Is there a noun representing books, papers, magazines, and all the other things one might read?

Solution 1:

The word literature is not restricted to Shakespeare, Poe, or to concepts you were enlightened on while reading for an "English Literature" diploma.

The word is used in the industrial, commercial and technical aspect as any material that you would read. For example,

  • Please read all literature for which I have provided the links, before the next C# class. Some of them are in the form of blogs.

  • There seems to a whole lot of trashy literature in the dentist's waiting room.

  • I am glancing over the literature you have provided, including Anna's illogical analysis why the stock failed so abruptly.
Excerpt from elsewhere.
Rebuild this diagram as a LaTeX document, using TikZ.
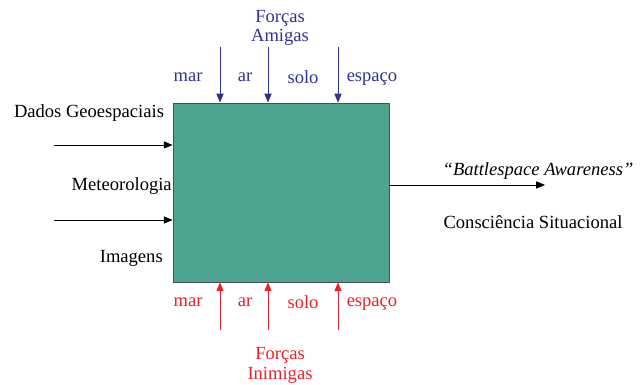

However, in the technical and scientific realms, we seem to favour the words documents and documentation. For example,

  • There is insufficient documents and documentation on the system we have just fried.
  • Your team has not produced any documentation on the failure analysis of the production line debacle that occurred last week. We need you to document the failure to help us avert such failures in the future.
  • These are the incriminating documents that were discovered, which include internal emails.
  • This email and chat thread should serve as sufficient documentation for the tiny project we have just completed. It has documented every aspect and milestone of the project.

Frequently, the words document and documentation can be replaced by the more generic term literature. However, chat and email don't lend themselves too well to being classed as literature.

So to be safe, I would say documents and literature.

At management, they use the word information. But information is not limited to just reading, but also includes videos, charts, and other non-readable whatnots.

Therefore, I would stick to documents and literature.